A Schenectady man accused of lying to buy a shotgun is seeking dismissal of the charges based on a landmark U.S. Supreme Court decision in June upholding the right to bear arms.
Lamar D. Erwin, 35, of Crane Street, is one of the first to use the ruling to challenge the constitutionality of a federal statute that makes it a felony for a person under a protective order to buy and possess a firearm, said Lee C. Kindlon, his attorney.
Erwin was arrested last September and charged in federal court with failing to disclose that he was the subject of a protective order when he filled out a form used to conduct background checks for people purchasing a firearm. He was later indicted on two felony counts by a federal grand jury in Albany.
The protective order pertained to an assault charge filed against him by his former girlfriend.
In a 5-4 ruling on June 26, the Supreme Court struck down a District of Columbia law that banned handguns and set strict rules on the possession of rifles and shotguns.
Nationwide, similar local laws that ban assault weapons or set limits on who can possess firearms are also being challenged by gun advocacy groups in the wake of the court decision.
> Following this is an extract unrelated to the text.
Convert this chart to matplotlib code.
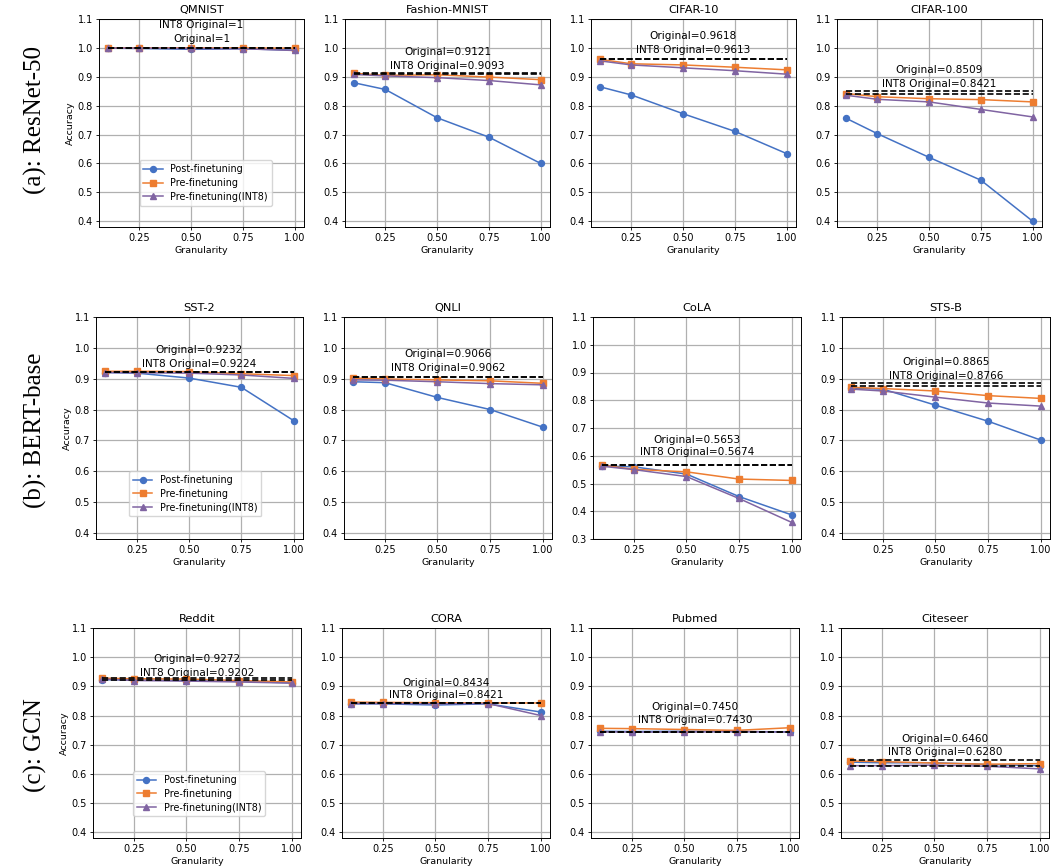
import numpy as np
import matplotlib
matplotlib.use('Agg')
import matplotlib.pyplot as plt

plt.rcParams['font.family'] = 'DejaVu Sans'
plt.rcParams['font.size'] = 6.8

# granularity values on the x axis
granularity = [0.1, 0.25, 0.5, 0.75, 1.0]

# dataset names, row by row
names = ['QMNIST', 'Fashion-MNIST', 'CIFAR-10', 'CIFAR-100',
         'SST-2', 'QNLI', 'CoLA', 'STS-B',
         'Reddit', 'CORA', 'Pubmed', 'Citeseer']

# original accuracies (fp32 and INT8), as printed in each panel
original = ['1', '0.9121', '0.9618', '0.8509',
            '0.9232', '0.9066', '0.5653', '0.8865',
            '0.9272', '0.8434', '0.7450', '0.6460']
int8_original = ['1', '0.9093', '0.9613', '0.8421',
                 '0.9224', '0.9062', '0.5674', '0.8766',
                 '0.9202', '0.8421', '0.7430', '0.6280']

# accuracy curves
post_ft = [
    [0.999, 0.998, 0.995, 0.997, 0.992],
    [0.879, 0.856, 0.758, 0.691, 0.600],
    [0.865, 0.837, 0.772, 0.711, 0.634],
    [0.756, 0.703, 0.621, 0.542, 0.400],
    [0.920, 0.918, 0.902, 0.872, 0.764],
    [0.890, 0.887, 0.839, 0.800, 0.743],
    [0.563, 0.560, 0.534, 0.453, 0.387],
    [0.869, 0.866, 0.814, 0.762, 0.701],
    [0.923, 0.922, 0.920, 0.917, 0.912],
    [0.840, 0.840, 0.836, 0.840, 0.812],
    [0.746, 0.745, 0.746, 0.745, 0.744],
    [0.640, 0.638, 0.638, 0.632, 0.628],
]
pre_ft = [
    [1.000, 1.000, 1.000, 1.000, 0.999],
    [0.912, 0.905, 0.907, 0.899, 0.890],
    [0.960, 0.945, 0.941, 0.933, 0.924],
    [0.842, 0.831, 0.824, 0.821, 0.813],
    [0.924, 0.924, 0.923, 0.916, 0.910],
    [0.902, 0.899, 0.896, 0.893, 0.885],
    [0.566, 0.551, 0.542, 0.516, 0.511],
    [0.872, 0.868, 0.860, 0.845, 0.836],
    [0.928, 0.926, 0.925, 0.920, 0.915],
    [0.846, 0.845, 0.844, 0.843, 0.843],
    [0.756, 0.755, 0.752, 0.749, 0.758],
    [0.644, 0.642, 0.637, 0.633, 0.635],
]
pre_ft_int8 = [
    [0.999, 0.999, 0.998, 0.997, 0.991],
    [0.908, 0.903, 0.897, 0.887, 0.872],
    [0.955, 0.941, 0.931, 0.921, 0.909],
    [0.836, 0.822, 0.813, 0.787, 0.761],
    [0.920, 0.919, 0.918, 0.912, 0.901],
    [0.896, 0.895, 0.890, 0.884, 0.880],
    [0.562, 0.550, 0.525, 0.446, 0.360],
    [0.866, 0.860, 0.840, 0.821, 0.811],
    [0.925, 0.920, 0.918, 0.915, 0.911],
    [0.841, 0.841, 0.840, 0.841, 0.800],
    [0.744, 0.743, 0.743, 0.745, 0.743],
    [0.628, 0.628, 0.630, 0.626, 0.617],
]

row_labels = ['(a): ResNet-50', '(b): BERT-base', '(c): GCN']

# layout in pixels (left, top, width, height) for each panel
W, H = 1052, 867
rects = [
    (99, 19, 205, 208), (345, 19, 205, 208), (591, 19, 205, 208), (837, 19, 205, 208),
    (96, 317, 207, 222), (344, 317, 208, 222), (593, 317, 208, 222), (842, 317, 208, 222),
    (93, 628, 208, 210), (342, 628, 208, 210), (591, 628, 208, 210), (841, 628, 208, 210),
]
# y of the two annotation lines (Original, INT8 Original) in data units
text_y = [
    (1.030, 1.079), (0.985, 0.936), (1.041, 0.991), (0.925, 0.876),
    (0.994, 0.948), (0.981, 0.935), (0.658, 0.612), (0.955, 0.910),
    (0.994, 0.947), (0.913, 0.869), (0.828, 0.784), (0.719, 0.675),
]
label_y = [120, 430, 745]
legend_x = [0.52, 0.48, 0.51]

c_post = '#4472C4'
c_pre = '#ED7D31'
c_int8 = '#8064A2'

fig = plt.figure(figsize=(W / 100, H / 100), dpi=100)

for i, name in enumerate(names):
    l, t, w, h = rects[i]
    ax = fig.add_axes([l / W, (H - t - h) / H, w / W, h / H])
    ax.plot(granularity, post_ft[i], marker='o', color=c_post, lw=1.1, ms=4.3,
            label='Post-finetuning')
    ax.plot(granularity, pre_ft[i], marker='s', color=c_pre, lw=1.1, ms=4.3,
            label='Pre-finetuning')
    ax.plot(granularity, pre_ft_int8[i], marker='^', color=c_int8, lw=1.1, ms=4.3,
            label='Pre-finetuning(INT8)')
    ax.hlines([float(original[i]), float(int8_original[i])], granularity[0], granularity[-1],
              colors='black', linestyles='--', lw=1.2)
    ax.text(0.55, text_y[i][0], 'Original=' + original[i], ha='center', va='center',
            fontsize=7.6)
    ax.text(0.55, text_y[i][1], 'INT8 Original=' + int8_original[i], ha='center',
            va='center', fontsize=7.6)

    if name == 'CoLA':
        ax.set_ylim(0.3, 1.1)
        ax.set_yticks(np.arange(0.3, 1.11, 0.1))
    else:
        ax.set_ylim(0.38, 1.1)
        ax.set_yticks(np.arange(0.4, 1.11, 0.1))
    ax.set_yticklabels(['%.1f' % v for v in ax.get_yticks()])
    ax.set_xticks([0.25, 0.5, 0.75, 1.0])
    ax.set_xticklabels(['0.25', '0.50', '0.75', '1.00'])
    ax.grid(True, color='#b0b0b0', lw=0.9)
    ax.set_axisbelow(True)
    ax.tick_params(length=2.4, width=0.6, pad=2, labelsize=7.0)
    for s in ax.spines.values():
        s.set_linewidth(0.7)
    ax.set_title(name, fontsize=8.2, pad=4)
    ax.set_xlabel('Granularity', labelpad=2)
    if i % 4 == 0:
        ax.set_ylabel('Accuracy', labelpad=2)
        ax.legend(loc='lower center', bbox_to_anchor=(legend_x[i // 4], 0.08),
                  fontsize=6.9, handlelength=2.0, borderpad=0.4, labelspacing=0.4)

for r, lab in enumerate(row_labels):
    fig.text(35 / W, (H - label_y[r]) / H, lab, rotation=90, ha='center', va='center',
             fontsize=18, family='Liberation Serif')

plt.savefig('out.png', dpi=100)
plt.close()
"We believe that the Supreme Court finally clarified the Second Amendment and really to the benefit of our client, who truly believes he did nothing wrong," Kindlon said.
The defense attorney's legal argument is built around the high court's finding that a person has a right to bear and possess arms if he is not a convicted felon.
Assistant U.S. Attorney Carlos A. Moreno, who is prosecuting the case, could not be reached for comment.
Erwin was charged with assault in February 2007 following a fight with his girlfriend. A judge issued an order of protection against Erwin prohibiting him from harassing or stalking the victim. Erwin subsequently pleaded guilty to a reduced charge of harassment, which is a violation and not a criminal offense.
Then, on June 4, 2007, Erwin went to a Schenectady gun store, Taylor & Vadney, where he wrote "no" on a federal background form to a question about whether he was the subject of a protective court order. It is a felony to lie on the form, which must be completed by anyone buying a gun and also asks questions such as whether the customer is a convicted felon, a drug user or a fugitive.
Kindlon said Erwin believed the order of protection had been lifted when he bought his Mossberg Maverick shotgun.
Typically, if the federal background check is not completed within three days, the gun dealer may complete the sale and the customer is allowed to take the firearm he purchased. That routinely happens, according to people familiar with the process.
In a two-count felony indictment handed up against Erwin in December, it's not clear whether his background check was approved or whether he was able to purchase the gun because the federal background check had not been completed within three days.
Either way, Kindlon contends in his motion to dismiss the indictment that the Supreme Court decision may make it clear that felons are not allowed to possess firearms, but the ruling "clearly does not extend to allowing a ban on firearm possession by those convicted of lesser offenses or by those with no convictions at all."
Erwin has been free on his own recognizance since his arrest by ATF agents last September. Federal prosecutors have asked U.S. District Senior Judge Lawrence Kahn for two weeks to respond to Kindlon's motion.